He is, he tells me, opening a new business a few doors down, and wanted to introduce himself to his new neighbors. He has already learned the best form of advertising in a small town. Word of mouth. He is young, 32, and the proverbial 'tall, dark and handsome'. The young man with him is Apache, and wants to learn anything and everything about his people. I tell him that I have several books available, and show him to the library section of the shop. I leave him there to browse the shelves, and return to my new neighbor.
We talk of his new endeavor, and how he hopes to provide a positive impact on the young people of Kingman. We discussed his dreams for his new business, and with the second young man returning to the main section, I wished him much good luck, and the promise that I would send anyone I could to him.
Over the next decade, our paths would cross many, many times. He or his wife would come in so that I could make copies of various papers they needed in their business. He wanted to work with birds of prey, so together we filled out the tedious forms the federal government requires for such an undertaking. He asked that I be a personal reference for him for this project, and I happily agreed. He learned of my pet project -- providing toys at Christmastime for children from broken homes on the Navajo reservation. For eight years, he had his students bring in either new or almost new toys during the holidays. Then they would have a little parade between our businesses, delivering the toys to me so that I could deliver them to Navajoland. He, himself, provided a dozen or so bicycles each year. All were used, but he had completely refurbished each one.

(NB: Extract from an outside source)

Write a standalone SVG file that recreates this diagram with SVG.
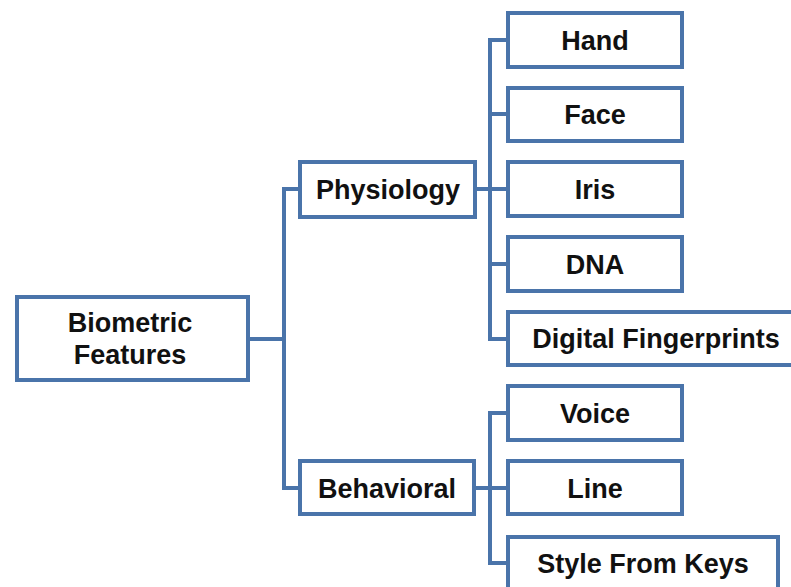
<svg xmlns="http://www.w3.org/2000/svg" width="791" height="587" viewBox="0 0 791 587">
  <style>
    .box { fill: #ffffff; stroke: #4a74aa; stroke-width: 4; }
    .link { fill: none; stroke: #4a74aa; stroke-width: 4; stroke-linejoin: miter; }
    .label { font-family: "Liberation Sans", Arial, sans-serif; font-weight: bold; font-size: 27px; fill: #111111; text-anchor: middle; }
  </style>
  <rect width="791" height="587" fill="#ffffff"/>

  <g id="connectors">
    <!-- root to first level -->
    <path class="link" d="M248,339 H284 M300,189 H284 V488 H300"/>
    <!-- Physiology to its children -->
    <path class="link" d="M475,189 H490 M508,40 H490 V339 H508 M490,114 H508 M490,189 H508 M490,264 H508"/>
    <!-- Behavioral to its children -->
    <path class="link" d="M474,488 H490 M508,413 H490 V563 H508 M490,488 H508"/>
  </g>

  <g id="biometric-features">
    <rect class="box" x="17" y="297" width="231" height="83"/>
    <text class="label" x="130" y="332">Biometric</text>
    <text class="label" x="130" y="364">Features</text>
  </g>

  <g id="physiology">
    <rect class="box" x="300" y="162" width="175" height="55"/>
    <text class="label" x="388" y="199">Physiology</text>
  </g>

  <g id="behavioral">
    <rect class="box" x="300" y="461" width="174" height="53"/>
    <text class="label" x="387" y="498">Behavioral</text>
  </g>

  <g id="hand">
    <rect class="box" x="508" y="13" width="174" height="54"/>
    <text class="label" x="595" y="50">Hand</text>
  </g>

  <g id="face">
    <rect class="box" x="508" y="88" width="174" height="53"/>
    <text class="label" x="595" y="124">Face</text>
  </g>

  <g id="iris">
    <rect class="box" x="508" y="162" width="174" height="54"/>
    <text class="label" x="595" y="199">Iris</text>
  </g>

  <g id="dna">
    <rect class="box" x="508" y="237" width="174" height="54"/>
    <text class="label" x="595" y="274">DNA</text>
  </g>

  <g id="digital-fingerprints">
    <rect class="box" x="508" y="312" width="296" height="53"/>
    <text class="label" x="656" y="348">Digital Fingerprints</text>
  </g>

  <g id="voice">
    <rect class="box" x="508" y="386" width="174" height="54"/>
    <text class="label" x="595" y="423">Voice</text>
  </g>

  <g id="line">
    <rect class="box" x="508" y="461" width="174" height="53"/>
    <text class="label" x="595" y="498">Line</text>
  </g>

  <g id="style-from-keys">
    <rect class="box" x="508" y="537" width="270" height="54"/>
    <text class="label" x="643" y="573">Style From Keys</text>
  </g>
</svg>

We talked of many things during those years. Mainly, we spoke about how our paths were so similar, even though we followed different teachings. Either of us could comfortably walk on the other's path, and we did so frequently. He on mine; me on his. We had what I considered a very strong friendship.
I starting hearing rumors about him about two years after we first met. I am not a rumor-monger, so I will not repeat them here. Knowing the man, I brushed these stories off as just rumors. The man I saw was a good person, and nothing could change that in my eyes.
Sadly, his wife became ill during the summer of last year, and passed over in mid-December. I went to the services, and was truly surprised by his reaction to these events. There was absolutely no grief in his demeanor. He explained it as 'life goes on'. Yes, it does. But even after three years, I still grieve for Bear. So does Terry, who was like a brother to Bear. Naturally, our grief is not as strong as it once was, but it is still grief. Terry and I have picked up the pieces of our lives, but Bear is still a very strong influence in what we make of them.
I remembered that, in one of our myriad conversations, I had told him that he was a good man. His reply was, 'No, I'm not." Could I have been so wrong about this man? Could the stories have been true?? I did not want to believe what I knew in my heart to be true. I had allowed this person to deceive me.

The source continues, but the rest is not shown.